Quienes defienden el fin del régimen laboral especial que ha regido los últimos 17 años en nuestro sector agrario parecen ser impermeables al concepto de ironía. Dicen que “ya logró sus objetivos”. Es decir, algo así como que ha funcionado, por lo que hay que dejarlo.
En efecto, los resultados que este régimen supuestamente no protector ha dado a los trabajadores del agro peruano son notables. Bajo su corta existencia, la remuneración promedio del campo se ha duplicado, haciendo que la pobreza de quienes trabajan en nuestra agricultura se reduzca a la mitad. De hecho, en algunas regiones dedicadas a la agroexportación se han logrado récords como el de Ica, donde la pobreza es ya solo de un dígito y donde se ha creado una situación de empleo casi completo que va sumando 15 años de existencia, a pesar del continuo flujo de nuevos trabajadores de otras regiones en búsqueda de oportunidades. Por otra parte, son regiones agroexportadoras como Piura, Arequipa, Moquegua y la misma Ica las que sistemáticamente han liderado las listas de creación de empleo formal en el país.
Es frente a estos resultados que quienes buscan que el régimen especial laboral del sector agrícola no se prorrogue afirman que ya llegó la hora de proteger al trabajador del campo. ¿Protegerlo cómo?

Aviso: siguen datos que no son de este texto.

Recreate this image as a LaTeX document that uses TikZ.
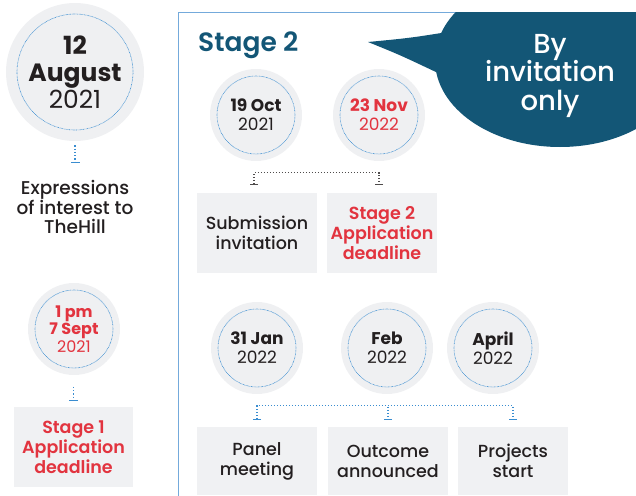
\documentclass[tikz,border=0pt]{standalone}
\usepackage{fontspec}
\setmainfont{Poppins}
\newfontfamily\pmed{Poppins}[UprightFont=*-Medium,BoldFont=*-SemiBold]
\usetikzlibrary{arrows.meta}
\definecolor{circfill}{HTML}{EFF0F2}
\definecolor{boxfill}{HTML}{F0F1F3}
\definecolor{ringc}{HTML}{3A8DD0}
\definecolor{redc}{HTML}{E2343F}
\definecolor{tealc}{HTML}{135676}
\definecolor{framec}{HTML}{74AADB}
\definecolor{ink}{HTML}{231F20}
\begin{document}
\begin{tikzpicture}[x=1pt,y=-1pt,
    datec/.style 2 args={circle,fill=circfill,minimum size=#1,inner sep=0pt,align=center,text=ink,
        path picture={\draw[ringc,line width=0.6pt,dash pattern=on 0.7pt off 0.7pt]
            (path picture bounding box.center) circle (#2);}},
    small/.style={font=\fontsize{17}{19}\selectfont},
    boxn/.style={fill=boxfill,inner sep=0pt,align=center,text=ink,font=\pmed\fontsize{17.5}{20}\selectfont},
    tick/.style={ringc,line width=1.3pt,dash pattern=on 1.3pt off 2pt,-{Bar[width=9pt]}},
    brk/.style={ink!80,line width=1.3pt,dash pattern=on 1.3pt off 1.7pt,{Bar[width=8pt]}-{Bar[width=8pt]}}]
    \useasboundingbox (0,0) rectangle (636,495);

    % left column: stage 1
    \node [datec={138pt}{58pt},font=\fontsize{25}{27}\selectfont] (aug) at (75,72)
        {\textbf{12}\\\textbf{August}\\2021};
    \node [align=center,text=ink,inner sep=0pt,font=\pmed\fontsize{18.5}{19.5}\selectfont] (eoi) at (75,207)
        {Expressions\\of interest to\\TheHill};
    \draw [tick] ([yshift=-4pt]aug.south) -- ([yshift=17pt]eoi.north);

    \node [datec={92pt}{39pt},text=redc,font=\fontsize{16}{17.5}\selectfont] (sept) at (74,329)
        {\textbf{1 pm}\\\textbf{7 Sept}\\2021};
    \node [boxn,text=redc,minimum width=119pt,minimum height=80pt] (dl1) at (73.5,447)
        {\bfseries Stage 1\\\bfseries Application\\\bfseries deadline};
    \draw [tick] ([yshift=20pt]dl1.north) -- ([yshift=6pt]dl1.north);

    % stage 2 frame and callout
    \draw [framec,line width=1pt] (178,500) -- (178,13) -- (640,13);
    \begin{scope}
        \clip (178,13) rectangle (640,500);
        \fill [tealc] (560,60) ellipse (125 and 87);
        \fill [tealc] (368,42) .. controls (410,38) .. (454,31) -- (438,73) .. controls (400,55) .. cycle;
    \end{scope}
    \node [align=center,text=white,font=\pmed\fontsize{27.5}{28.5}\selectfont] (inv) at (550,76)
        {By\\invitation\\only};
    \node [anchor=west,text=tealc,inner sep=0pt,font=\bfseries\pmed\fontsize{26.5}{26.5}\selectfont] (st2) at (198,45)
        {Stage 2};

    \node [datec={92pt}{39pt},small] (oct) at (256,115) {\textbf{19 Oct}\\2021};
    \node [datec={92pt}{39pt},small,text=redc] (nov) at (379,115) {\textbf{23 Nov}\\2022};
    \node [boxn,minimum width=120pt,minimum height=80pt] (sub) at (257,233) {Submission\\invitation};
    \node [boxn,text=redc,minimum width=110pt,minimum height=80pt] (dl2) at (382,233)
        {\bfseries Stage 2\\\bfseries Application\\\bfseries deadline};
    \draw [brk] ([xshift=-3pt,yshift=8pt]sub.north) -- ++(0,-12) -| ([xshift=-3pt,yshift=8pt]dl2.north);

    \node [datec={92pt}{39pt},small] (jan) at (257,348) {\textbf{31 Jan}\\2022};
    \node [datec={92pt}{39pt},small] (feb) at (387,348) {\textbf{Feb}\\2022};
    \node [datec={92pt}{39pt},small] (apr) at (493,348) {\textbf{April}\\2022};
    \node [boxn,minimum width=120pt,minimum height=68pt] (pan) at (257,461) {Panel\\meeting};
    \node [boxn,minimum width=120pt,minimum height=68pt] (out) at (388,461) {Outcome\\announced};
    \node [boxn,minimum width=110pt,minimum height=68pt] (prj) at (513,461) {Projects\\start};
    \draw [brk,ringc] ([yshift=7pt]pan.north) -- ++(0,-14) -| ([yshift=7pt]prj.north);
    \draw [brk,ringc,{Bar[width=0pt]}-{Bar[width=8pt]}] ([yshift=21pt]out.north) -- ([yshift=7pt]out.north);
\end{tikzpicture}
\end{document}
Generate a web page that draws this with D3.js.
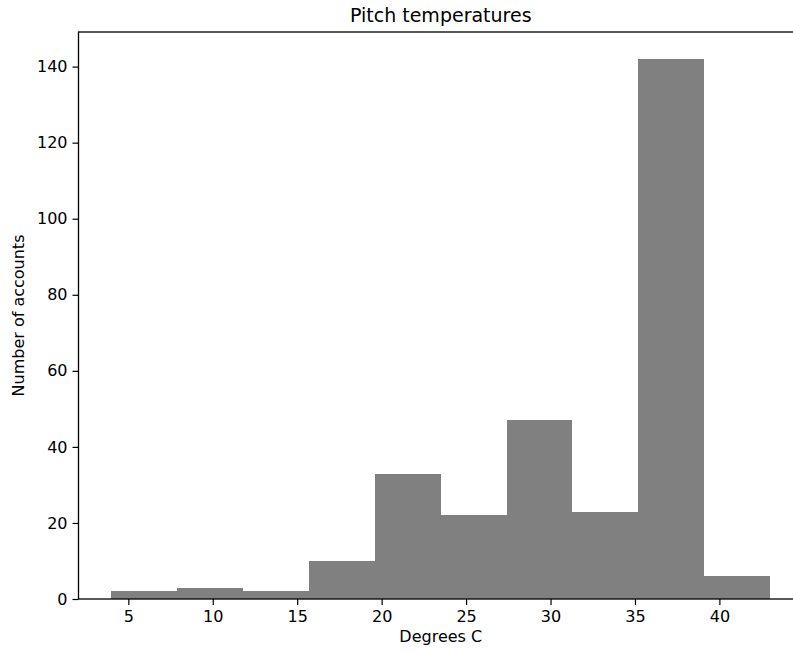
<!DOCTYPE html>
<html><head><meta charset="utf-8">
<script src="https://cdn.jsdelivr.net/npm/d3@7"></script>
<style>body{margin:0;background:#fff;} svg{display:block;font-family:"DejaVu Sans",sans-serif;}</style>
</head><body>
<script>
const binEdges = [4, 7.9, 11.8, 15.7, 19.6, 23.5, 27.4, 31.3, 35.2, 39.1, 43];
const counts = [2, 3, 2, 10, 33, 22, 47, 23, 142, 6];
const xTicks = [5, 10, 15, 20, 25, 30, 35, 40];
const yTicks = [0, 20, 40, 60, 80, 100, 120, 140];
const title = "Pitch temperatures";
const xLabel = "Degrees C";
const yLabel = "Number of accounts";

(function () {
const W = 793, H = 653;
const mLeft = 78.5, mTop = 32, mBottom = 599, mRight = 803;
const svg = d3.select("body").append("svg").attr("width", W).attr("height", H);

const x = d3.scaleLinear().domain([2.05, 44.95]).range([mLeft, mRight]);
const y = d3.scaleLinear().domain([0, 149.1]).range([mBottom, mTop]);

const bins = counts.map((c, i) => ({x0: binEdges[i], x1: binEdges[i+1], c}));
svg.append("g").attr("shape-rendering", "crispEdges").selectAll("rect").data(bins).join("rect")
  .attr("x", d => x(d.x0)).attr("width", d => x(d.x1) - x(d.x0))
  .attr("y", d => y(d.c)).attr("height", d => y(0) - y(d.c))
  .attr("fill", "#808080");

const xAxis = svg.append("g").attr("transform", `translate(0,${mBottom})`)
  .call(d3.axisBottom(x).tickValues(xTicks).tickSize(6).tickPadding(6).tickFormat(d3.format("d")));
const yAxis = svg.append("g").attr("transform", `translate(${mLeft},0)`)
  .call(d3.axisLeft(y).tickValues(yTicks).tickSize(6).tickPadding(5).tickFormat(d3.format("d")));
[xAxis, yAxis].forEach(g => {
  g.selectAll("text").attr("font-size", 16).attr("font-family", "DejaVu Sans").attr("fill", "#000");
  g.selectAll("line").attr("stroke", "#000").attr("stroke-width", 1.2);
  g.select(".domain").remove();
});

svg.append("rect").attr("x", mLeft).attr("y", mTop).attr("width", mRight - mLeft).attr("height", mBottom - mTop)
  .attr("fill", "none").attr("stroke", "#000").attr("stroke-width", 1.3);

svg.append("text").attr("x", (mLeft + mRight) / 2).attr("y", 22).attr("text-anchor", "middle")
  .attr("font-size", 19).text(title);
svg.append("text").attr("x", (mLeft + mRight) / 2).attr("y", 642).attr("text-anchor", "middle")
  .attr("font-size", 16).text(xLabel);
svg.append("text").attr("transform", `translate(24,${(mTop + mBottom) / 2}) rotate(-90)`)
  .attr("text-anchor", "middle").attr("font-size", 16).text(yLabel);
})();
</script>
</body></html>
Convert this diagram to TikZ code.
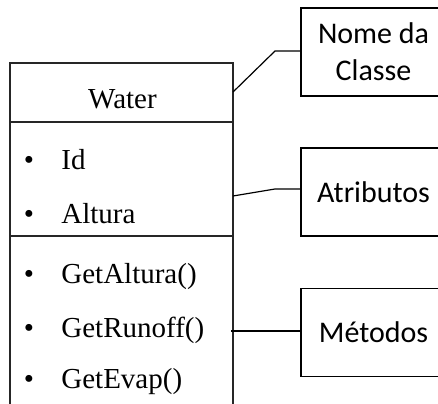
\documentclass[tikz,border=0pt]{standalone}
\usepackage{fontspec}
\setmainfont{Liberation Serif}
\newfontfamily\labelfont{Carlito}
\begin{document}
\begin{tikzpicture}[x=0.5pt,y=-0.5pt,
  umlline/.style={draw=black!85, line width=0.75pt},
  member/.style={anchor=base west, inner sep=0pt, font=\fontsize{14.5}{16}\selectfont},
  bulletmark/.style={anchor=base, inner sep=0pt, font=\fontsize{14.5}{16}\selectfont},
  tagbox/.style={draw, line width=0.75pt, minimum width=72.5pt, minimum height=44pt,
    inner sep=0pt, align=center, font=\labelfont\fontsize{15}{18.5}\selectfont},
  leader/.style={draw, line width=0.6pt}]
\useasboundingbox (0,0) rectangle (438,403);

% class box (open at the bottom edge)
\coordinate (bl) at (10,410);
\coordinate (tl) at (10,63);
\coordinate (tr) at (233,63);
\coordinate (br) at (233,410);
\draw[umlline] (bl) -- (tl) -- (tr) -- (br);
\coordinate (s1l) at (10,122);  \coordinate (s1r) at (233,122);
\coordinate (s2l) at (10,236);  \coordinate (s2r) at (233,236);
\draw[umlline] (s1l) -- (s1r);
\draw[umlline] (s2l) -- (s2r);

% class name
\node[anchor=base, inner sep=0pt, font=\fontsize{14.5}{16}\selectfont] (cname) at (122.5,108) {Water};

% attributes
\node[bulletmark] (b1) at (29,169) {•};
\node[member] (a1) at (61,169) {Id};
\node[bulletmark] (b2) at (29,223) {•};
\node[member] (a2) at (61,223) {Altura};

% methods
\node[bulletmark] (b3) at (29,283) {•};
\node[member] (m1) at (61,283) {GetAltura()};
\node[bulletmark] (b4) at (29,337) {•};
\node[member] (m2) at (61,337) {GetRunoff()};
\node[bulletmark] (b5) at (29,388) {•};
\node[member] (m3) at (61,388) {GetEvap()};

% callout labels
\node[tagbox] (tname) at (373.5,52) {Nome da\\Classe};
\node[tagbox] (tattr) at (373.5,192) {Atributos};
\node[tagbox] (tmeth) at (373.5,332.5) {Métodos};

% leader lines
\coordinate (pname) at (233,92);
\coordinate (pattr) at (233,196);
\coordinate (pmeth) at (231,331);
\coordinate (kname) at (275,51);
\coordinate (kattr) at (275,189);
\draw[leader] (pname) -- (kname) -- (tname.west |- kname);
\draw[leader] (pattr) -- (kattr) -- (tattr.west |- kattr);
\draw[leader] (pmeth) -- (tmeth.west |- pmeth);
\end{tikzpicture}
\end{document}
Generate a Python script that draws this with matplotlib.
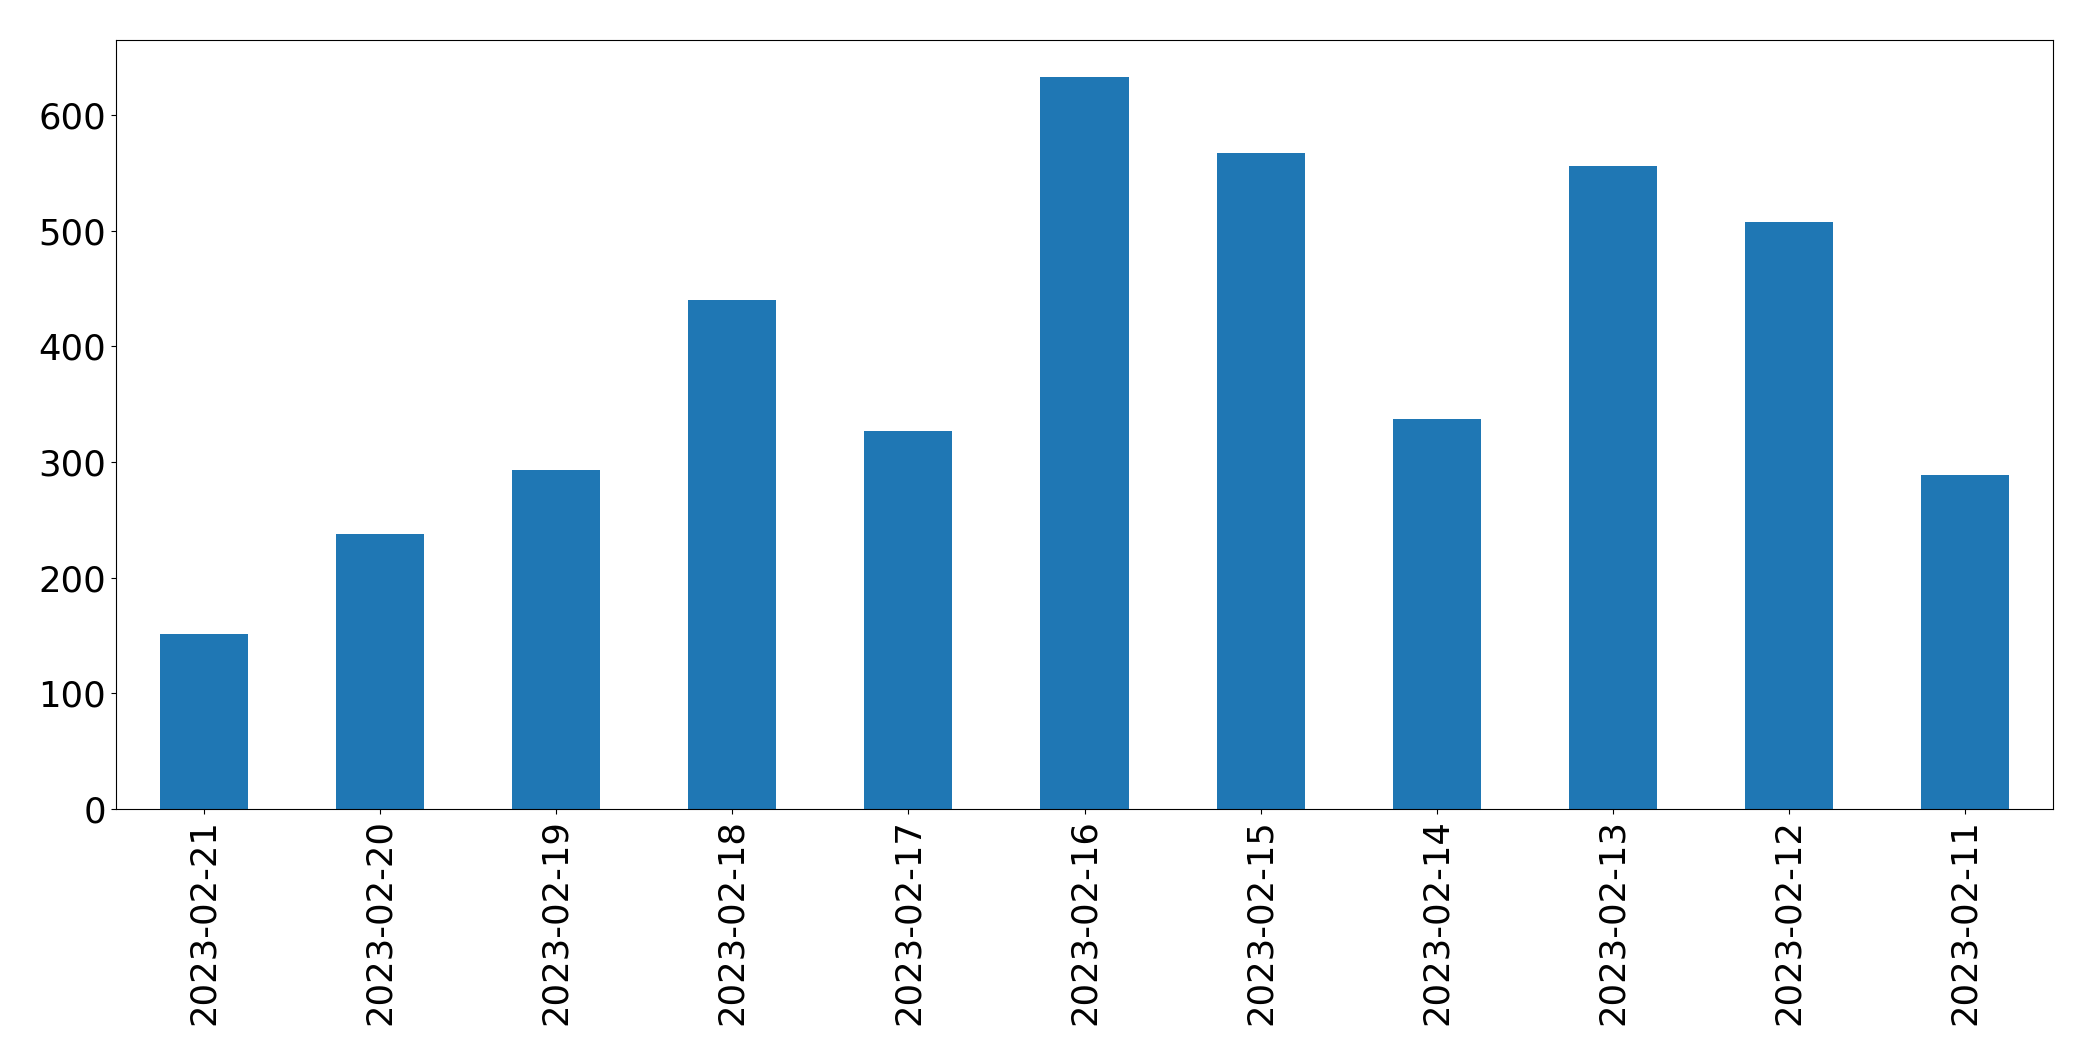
import matplotlib
matplotlib.use("Agg")
import matplotlib.pyplot as plt
import numpy as np

dates = ["2023-02-21", "2023-02-20", "2023-02-19", "2023-02-18", "2023-02-17",
         "2023-02-16", "2023-02-15", "2023-02-14", "2023-02-13", "2023-02-12",
         "2023-02-11"]
counts = [151, 238, 293, 440, 327, 633, 567, 337, 556, 507, 289]

fig = plt.figure(figsize=(20.93, 10.61), dpi=100)
ax = fig.add_axes([116/2093, 1 - 809/1061, (2053-116)/2093, (809-40)/1061])
x = np.arange(len(dates))
ax.bar(x, counts, width=0.5, color="#1f77b4")
ax.set_xlim(-0.5, len(dates) - 0.5)
ax.set_xticks(x)
ax.set_xticklabels(dates, rotation=90)
ax.tick_params(axis="both", labelsize=25.5)
ax.set_yticks([0, 100, 200, 300, 400, 500, 600])
fig.savefig("out.png", dpi=100)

Pues sometiendo sus contrataciones al régimen general laboral, el mismo que figura entre los diez más rígidos del mundo en cuanto a la facilidad para contratar y despedir trabajadores, y que es tan efectivo en la protección que da, que tiene al 72% de la fuerza laboral peruana contratada en la informalidad.
¿Se puede explicar una mentalidad así? Sí. Si es que uno piensa que el trabajador, a causa de su dignidad de ser humano, no puede estar sometido a las reglas de la economía, se hace necesario que entre la ley para darle protección. Un trabajador librado a la frialdad de la oferta y la demanda es un trabajador no protegido. Para protegerlo, hay que sacarlo de ahí; y para sacarlo de ahí, hay que usar el mandato perentorio de la ley a mandar algo diferente a lo que la economía sola determinaría.
También hay que decir que una mentalidad así presenta la ganancia secundaria de simplificar las cosas. Una vez colocado en ella, el legislador no tiene que tomar en cuenta prosaicas consideraciones económicas a la hora de decidir lo que decide; solo tiene que pensar cómo quiere que sean las cosas y, acto seguido, mandar que sucedan. El legislador queda de esta forma en una posición, digamos, bíblica. Al estilo del “‘hágase la luz’, y la luz se hizo”, puede decir: “Dispóngase que todos los contratos deberán ser permanentes”, y esperar que lo sean.
El problema, por supuesto, está en que en la medida en que el empleo surge de un contrato por el que alguien decide dar un número determinado de recursos a cambio de un tipo y cantidad determinada de trabajo, el trabajador está irremediablemente sometido a las reglas de la economía. Cuanto más demanda haya por su trabajo –cuanto más empresas lo necesiten–, más podrá cobrar por este. Y viceversa.
La buena noticia es que el empleador está también bajo el mandato de estas mismas leyes: cuanta más competencia tenga por los servicios de los trabajadores, mejores condiciones deberá ofrecerles. ¿Por qué el jornal diario promedio que se paga en los valles agroexportadores de nuestra costa es mucho más alto que el que supondría la remuneración mínima vital, si para cumplir con la ley los empresarios tendrían que pagar solo esta y ahorrarse el resto? Pues porque la multiplicación del número de quienes necesitan contratarlos ofrece mucho más a los trabajadores que la multiplicación de las leyes que buscan protegerlos.
Entonces, en lugar de intentar trabajar al margen de las reglas de la economía, nuestros legisladores deberían preocuparse por trabajar con ellas. En otras palabras, de lograr que la inversión tenga los menores obstáculos posibles para que se multiplique. Más inversión es más demanda por trabajadores, y más demanda por trabajadores es mejores precios para lo que ellos venden (su trabajo). De esta forma se consigue una protección que, aunque pueda parecer menos firme que la que se escribe en la ley, tiene la ventaja de ser real. Tan real como lo sean las opciones del trabajador de irse a ver otras ofertas a la hora de negociar su sueldo.
Esto no es teoría, es lo que ha estado pasando en el empleo agrario en el Perú desde el 2001 hasta acá. Por eso, justamente, se lo quiere parar, porque “ya ha conseguido sus objetivos” (y ojo que los proyectos de ley en este sentido van desde el Frente Amplio hasta Fuerza Popular).
Si usted, en fin, sí ve la ironía, comprenderá por qué Jacinto Benavente la definía como lo hacía. “La tristeza que sonríe porque no puede llorar”.